# GIVEN REQUEST
Copy out each line exactly; pictures stay out of the copy.

-- START --

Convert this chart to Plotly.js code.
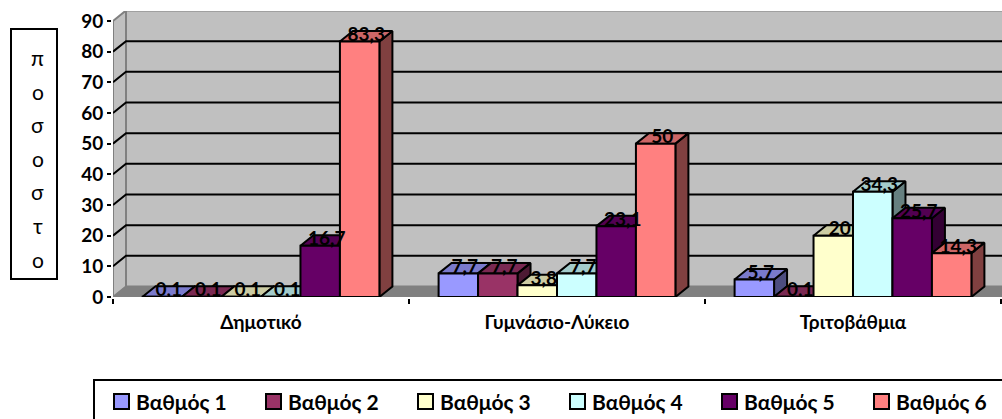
<!DOCTYPE html>
<html>
<head>
<meta charset="utf-8">
<script src="https://cdn.plot.ly/plotly-3.0.1.min.js"></script>
<style>html,body{margin:0;padding:0;background:#fff;overflow:hidden}#c{width:1002px;height:419px}</style>
</head>
<body>
<div id="c"></div>
<script>
const categories = ['Δημοτικό', 'Γυμνάσιο-Λύκειο', 'Τριτοβάθμια'];
const seriesNames = ['Βαθμός 1', 'Βαθμός 2', 'Βαθμός 3', 'Βαθμός 4', 'Βαθμός 5', 'Βαθμός 6'];
const grade1 = [0.1, 7.7, 5.7];
const grade2 = [0.1, 7.7, 0.1];
const grade3 = [0.1, 3.8, 20];
const grade4 = [0.1, 7.7, 34.3];
const grade5 = [16.7, 23.1, 25.7];
const grade6 = [83.3, 50, 14.3];
const seriesValues = [grade1, grade2, grade3, grade4, grade5, grade6];
const frontColors = ['#9999FF', '#993366', '#FFFFCC', '#CCFFFF', '#660066', '#FF8080'];
const topColors = ['#7A7ACC', '#7A2952', '#CCCCA3', '#A3CCCC', '#520052', '#CC6666'];
const sideColors = ['#4D4D80', '#4D1A33', '#808066', '#668080', '#330033', '#804040'];
const yTicks = [0, 10, 20, 30, 40, 50, 60, 70, 80, 90];
const axisLetters = ['π', 'ο', 'σ', 'ο', 'σ', 'τ', 'ο'];

const FONT = 'Lato, "Open Sans", "Noto Sans", sans-serif';
const W = 1002, H = 419, L = 113, T = 11, B = 122;
const unitPx = 296, valPx = 3.067;
const xMax = (W - L) / unitPx, yMax = (H - B - T) / valPx;
const dx = 13 / unitPx, dy = 10.5 / valPx;
const barW = 1 / 7.5;
const centers = categories.map((_, i) => i + 0.5);
const px = x => (x - L) / (W - L);
const py = y => (H - B - y) / (H - B - T);

const traces = [];
const deco = (x, y, color, fill, width, z) => ({
  type: 'scatter', mode: 'lines', x, y, showlegend: false, hoverinfo: 'skip', cliponaxis: false, zorder: z,
  fill: fill ? 'toself' : 'none', fillcolor: fill || undefined,
  line: {color, width}
});
// walls and floor
traces.push(deco([dx, xMax + 0.1, xMax + 0.1, dx, dx], [dy, dy, 90 + dy, 90 + dy, dy], '#808080', '#C0C0C0', 2, -10));
traces.push(deco([0, dx, dx, 0, 0], [0, dy, 90 + dy, 90, 0], '#808080', '#C0C0C0', 2, -10));
traces.push(deco([0, dx, xMax + 0.1, xMax + 0.1, 0], [0, dy, dy, 0, 0], '#808080', '#808080', 1, -10));
// grid lines on back wall and side wall
yTicks.slice(1, -1).forEach(v => {
  traces.push(deco([0, dx, xMax + 0.1], [v, v + dy, v + dy], '#000000', null, 2, -9));
});

seriesValues.forEach((vals, s) => {
  const offset = -0.4 + s * barW;
  const sideX = [], sideY = [], topX = [], topY = [];
  vals.forEach((v, c) => {
    const x0 = centers[c] + offset, x1 = x0 + barW;
    sideX.push(x1, x1 + dx, x1 + dx, x1, x1, null);
    sideY.push(0, dy, v + dy, v, 0, null);
    topX.push(x0, x0 + dx, x1 + dx, x1, x0, null);
    topY.push(v, v + dy, v + dy, v, v, null);
  });
  traces.push(deco(sideX, sideY, '#000000', sideColors[s], 2, 2 * s));
  traces.push(deco(topX, topY, '#000000', topColors[s], 2, 2 * s));
  traces.push({
    type: 'bar', name: seriesNames[s], x: centers, y: vals, width: barW, offset,
    marker: {color: frontColors[s], line: {color: '#000000', width: 2}},
    zorder: 2 * s + 1, hoverinfo: 'y+name', cliponaxis: false, showlegend: false
  });
});
// data labels
seriesValues.forEach((vals, s) => {
  const offset = -0.4 + s * barW;
  traces.push({
    type: 'scatter', mode: 'text', showlegend: false, hoverinfo: 'skip', cliponaxis: false, zorder: 50,
    x: centers.map(c => c + offset + barW / 2 + dx / 2),
    y: vals.map(v => v + dy / 2),
    text: vals.map(v => String(v).replace('.', ',')),
    textposition: 'middle center',
    textfont: {family: FONT, size: 19, color: '#000000', weight: 700}
  });
});

const annotations = axisLetters.map((ch, i) => ({
  text: ch, xref: 'paper', yref: 'paper', x: px(37.5), y: py(57.5 + i * 33.6),
  xanchor: 'center', yanchor: 'middle', showarrow: false,
  font: {family: FONT, size: 21, color: '#000000'}
}));

const shapes = [
  {type: 'rect', xref: 'paper', yref: 'paper', x0: px(11), x1: px(57), y0: py(29), y1: py(279), line: {color: '#000000', width: 2}, fillcolor: 'rgba(0,0,0,0)'},
  {type: 'rect', xref: 'paper', yref: 'paper', x0: px(94), x1: px(1010), y0: py(380), y1: py(430), line: {color: '#000000', width: 2}, fillcolor: 'rgba(0,0,0,0)'}
];
// legend row
const legendStep = 152, legendLeft = 114;
seriesNames.forEach((name, s) => {
  const x = legendLeft + s * legendStep;
  shapes.push({type: 'rect', xref: 'paper', yref: 'paper', x0: px(x), x1: px(x + 15), y0: py(394), y1: py(409),
    line: {color: '#000000', width: 2}, fillcolor: frontColors[s]});
  annotations.push({text: name, xref: 'paper', yref: 'paper', x: px(x + 20), y: py(401), xanchor: 'left', yanchor: 'middle',
    showarrow: false, font: {family: FONT, size: 21, color: '#000000', weight: 700}});
});

const layout = {
  width: W, height: H, margin: {l: L, r: 0, t: T, b: B, pad: 0, autoexpand: false},
  paper_bgcolor: '#FFFFFF', plot_bgcolor: '#FFFFFF',
  barmode: 'overlay',
  font: {family: FONT, color: '#000000'},
  showlegend: false,
  xaxis: {
    type: 'linear', range: [0, xMax], showgrid: false, zeroline: false,
    showline: true, linecolor: '#000000', linewidth: 2,
    tickmode: 'array', tickvals: centers, ticktext: categories, ticks: '', 
    ticklabelstandoff: 7,
    tickfont: {family: FONT, size: 19, color: '#000000', weight: 700},
    minor: {tickmode: 'array', tickvals: [0, 1, 2, 3], ticks: 'outside', ticklen: 5, tickwidth: 2, tickcolor: '#000000', showgrid: false}
  },
  yaxis: {
    range: [0, yMax], showgrid: false, zeroline: false,
    showline: true, linecolor: '#000000', linewidth: 2,
    tickmode: 'array', tickvals: yTicks, ticks: 'outside', ticklen: 4, tickwidth: 2, tickcolor: '#000000',
    tickfont: {family: FONT, size: 19, color: '#000000', weight: 700}
  },
  shapes,
  annotations
};
Plotly.newPlot('c', traces, layout, {displayModeBar: false, responsive: false});
</script>
</body>
</html>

-- END --

# WRITTEN ANSWER
Convert this chart to Plotly.js code.
<!DOCTYPE html>
<html>
<head>
<meta charset="utf-8">
<script src="https://cdn.plot.ly/plotly-3.0.1.min.js"></script>
<style>html,body{margin:0;padding:0;background:#fff;overflow:hidden}#c{width:1002px;height:419px}</style>
</head>
<body>
<div id="c"></div>
<script>
const categories = ['Δημοτικό', 'Γυμνάσιο-Λύκειο', 'Τριτοβάθμια'];
const seriesNames = ['Βαθμός 1', 'Βαθμός 2', 'Βαθμός 3', 'Βαθμός 4', 'Βαθμός 5', 'Βαθμός 6'];
const grade1 = [0.1, 7.7, 5.7];
const grade2 = [0.1, 7.7, 0.1];
const grade3 = [0.1, 3.8, 20];
const grade4 = [0.1, 7.7, 34.3];
const grade5 = [16.7, 23.1, 25.7];
const grade6 = [83.3, 50, 14.3];
const seriesValues = [grade1, grade2, grade3, grade4, grade5, grade6];
const frontColors = ['#9999FF', '#993366', '#FFFFCC', '#CCFFFF', '#660066', '#FF8080'];
const topColors = ['#7A7ACC', '#7A2952', '#CCCCA3', '#A3CCCC', '#520052', '#CC6666'];
const sideColors = ['#4D4D80', '#4D1A33', '#808066', '#668080', '#330033', '#804040'];
const yTicks = [0, 10, 20, 30, 40, 50, 60, 70, 80, 90];
const axisLetters = ['π', 'ο', 'σ', 'ο', 'σ', 'τ', 'ο'];

const FONT = 'Lato, "Open Sans", "Noto Sans", sans-serif';
const W = 1002, H = 419, L = 113, T = 11, B = 122;
const unitPx = 296, valPx = 3.067;
const xMax = (W - L) / unitPx, yMax = (H - B - T) / valPx;
const dx = 13 / unitPx, dy = 10.5 / valPx;
const barW = 1 / 7.5;
const centers = categories.map((_, i) => i + 0.5);
const px = x => (x - L) / (W - L);
const py = y => (H - B - y) / (H - B - T);

const traces = [];
const deco = (x, y, color, fill, width, z) => ({
  type: 'scatter', mode: 'lines', x, y, showlegend: false, hoverinfo: 'skip', cliponaxis: false, zorder: z,
  fill: fill ? 'toself' : 'none', fillcolor: fill || undefined,
  line: {color, width}
});
// walls and floor
traces.push(deco([dx, xMax + 0.1, xMax + 0.1, dx, dx], [dy, dy, 90 + dy, 90 + dy, dy], '#808080', '#C0C0C0', 2, -10));
traces.push(deco([0, dx, dx, 0, 0], [0, dy, 90 + dy, 90, 0], '#808080', '#C0C0C0', 2, -10));
traces.push(deco([0, dx, xMax + 0.1, xMax + 0.1, 0], [0, dy, dy, 0, 0], '#808080', '#808080', 1, -10));
// grid lines on back wall and side wall
yTicks.slice(1, -1).forEach(v => {
  traces.push(deco([0, dx, xMax + 0.1], [v, v + dy, v + dy], '#000000', null, 2, -9));
});

seriesValues.forEach((vals, s) => {
  const offset = -0.4 + s * barW;
  const sideX = [], sideY = [], topX = [], topY = [];
  vals.forEach((v, c) => {
    const x0 = centers[c] + offset, x1 = x0 + barW;
    sideX.push(x1, x1 + dx, x1 + dx, x1, x1, null);
    sideY.push(0, dy, v + dy, v, 0, null);
    topX.push(x0, x0 + dx, x1 + dx, x1, x0, null);
    topY.push(v, v + dy, v + dy, v, v, null);
  });
  traces.push(deco(sideX, sideY, '#000000', sideColors[s], 2, 2 * s));
  traces.push(deco(topX, topY, '#000000', topColors[s], 2, 2 * s));
  traces.push({
    type: 'bar', name: seriesNames[s], x: centers, y: vals, width: barW, offset,
    marker: {color: frontColors[s], line: {color: '#000000', width: 2}},
    zorder: 2 * s + 1, hoverinfo: 'y+name', cliponaxis: false, showlegend: false
  });
});
// data labels
seriesValues.forEach((vals, s) => {
  const offset = -0.4 + s * barW;
  traces.push({
    type: 'scatter', mode: 'text', showlegend: false, hoverinfo: 'skip', cliponaxis: false, zorder: 50,
    x: centers.map(c => c + offset + barW / 2 + dx / 2),
    y: vals.map(v => v + dy / 2),
    text: vals.map(v => String(v).replace('.', ',')),
    textposition: 'middle center',
    textfont: {family: FONT, size: 19, color: '#000000', weight: 700}
  });
});

const annotations = axisLetters.map((ch, i) => ({
  text: ch, xref: 'paper', yref: 'paper', x: px(37.5), y: py(57.5 + i * 33.6),
  xanchor: 'center', yanchor: 'middle', showarrow: false,
  font: {family: FONT, size: 21, color: '#000000'}
}));

const shapes = [
  {type: 'rect', xref: 'paper', yref: 'paper', x0: px(11), x1: px(57), y0: py(29), y1: py(279), line: {color: '#000000', width: 2}, fillcolor: 'rgba(0,0,0,0)'},
  {type: 'rect', xref: 'paper', yref: 'paper', x0: px(94), x1: px(1010), y0: py(380), y1: py(430), line: {color: '#000000', width: 2}, fillcolor: 'rgba(0,0,0,0)'}
];
// legend row
const legendStep = 152, legendLeft = 114;
seriesNames.forEach((name, s) => {
  const x = legendLeft + s * legendStep;
  shapes.push({type: 'rect', xref: 'paper', yref: 'paper', x0: px(x), x1: px(x + 15), y0: py(394), y1: py(409),
    line: {color: '#000000', width: 2}, fillcolor: frontColors[s]});
  annotations.push({text: name, xref: 'paper', yref: 'paper', x: px(x + 20), y: py(401), xanchor: 'left', yanchor: 'middle',
    showarrow: false, font: {family: FONT, size: 21, color: '#000000', weight: 700}});
});

const layout = {
  width: W, height: H, margin: {l: L, r: 0, t: T, b: B, pad: 0, autoexpand: false},
  paper_bgcolor: '#FFFFFF', plot_bgcolor: '#FFFFFF',
  barmode: 'overlay',
  font: {family: FONT, color: '#000000'},
  showlegend: false,
  xaxis: {
    type: 'linear', range: [0, xMax], showgrid: false, zeroline: false,
    showline: true, linecolor: '#000000', linewidth: 2,
    tickmode: 'array', tickvals: centers, ticktext: categories, ticks: '', 
    ticklabelstandoff: 7,
    tickfont: {family: FONT, size: 19, color: '#000000', weight: 700},
    minor: {tickmode: 'array', tickvals: [0, 1, 2, 3], ticks: 'outside', ticklen: 5, tickwidth: 2, tickcolor: '#000000', showgrid: false}
  },
  yaxis: {
    range: [0, yMax], showgrid: false, zeroline: false,
    showline: true, linecolor: '#000000', linewidth: 2,
    tickmode: 'array', tickvals: yTicks, ticks: 'outside', ticklen: 4, tickwidth: 2, tickcolor: '#000000',
    tickfont: {family: FONT, size: 19, color: '#000000', weight: 700}
  },
  shapes,
  annotations
};
Plotly.newPlot('c', traces, layout, {displayModeBar: false, responsive: false});
</script>
</body>
</html>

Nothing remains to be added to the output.